By the end of the fighting, Russian casualties were 5 killed, 65 wounded, 57 to 65 contused, and 6 missing. Romanovsky estimated the total Khujandi deaths to be over 2,500, including garrison commander Kereuchei Mullah Tuichi Dadkhwah, who Romanovsky said was killed while fleeing the city. Russian forces began to bury the Khujandi dead, and provide rudimentary treatment for the wounded over several days. On June 5, defenders would formally surrender by presenting a traditional Khujandi offering of bread and salt to Russian command.

Soon after the capture of Khujand, a delegation representing the Emir of Bukhara Muzaffar bin Nasrullah would meet with Romanovsky to discuss terms of surrender. Romanovky declined this offer, as he considered the leader of the delegation to be an untrustworthy individual. Romanovsky would continue his march to the Bukharan cities of Jizzakh and Ura-Tyube. While he had expected to impress the Russian government with the unapproved expedition similarly to Mikhail Chernyayev's capture of Tashkent, the Ministry of Foreign Affairs did not view the action positively.

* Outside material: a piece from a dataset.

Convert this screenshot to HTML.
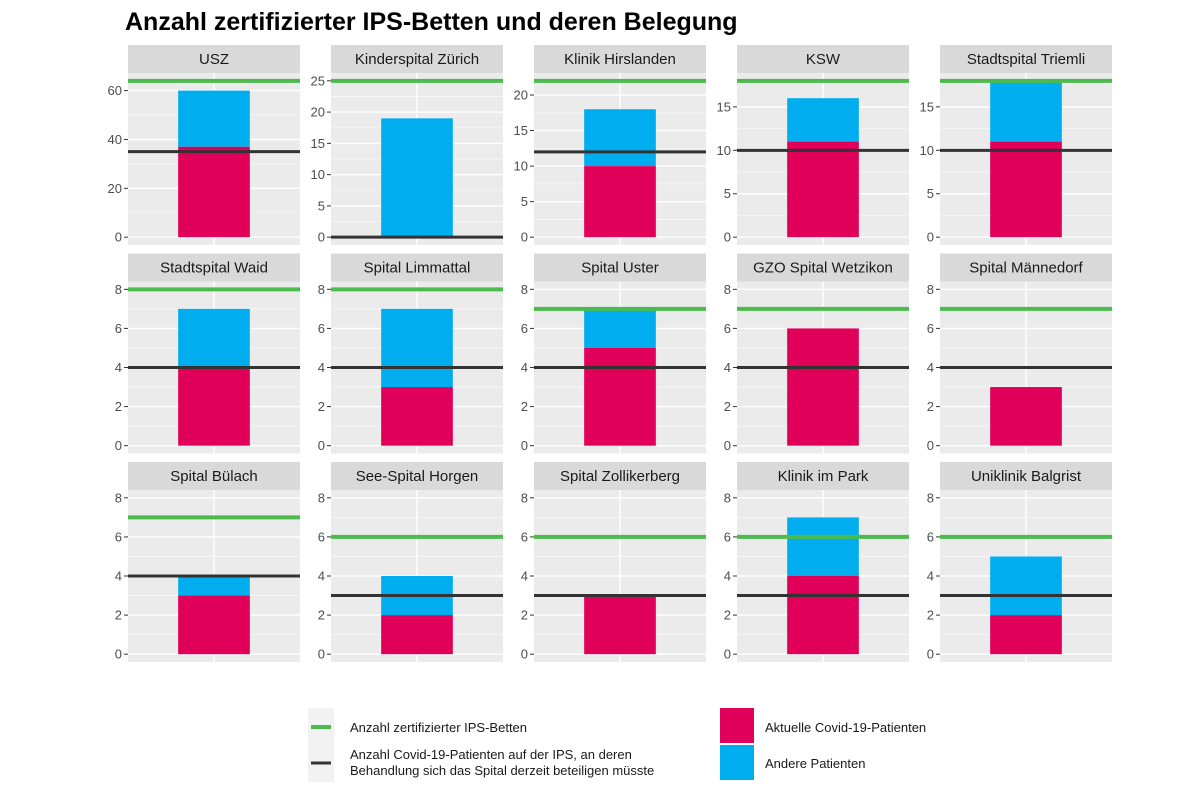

The captures of fort Nau and Khujand during Romanovsky's expedition intimidated the Kokand Khanate, which viewed Khujand as part of their state. On 28 May, Khudayar Khan delivered a letter to Romanovsky in which he declared himself a friend of the Tsar, wished for goodwill, and indicated openness to an alliance against Bukhara. Romanovsky responded positively to the letter, and responded by demanding extradition rights and free trade for Russian merchants.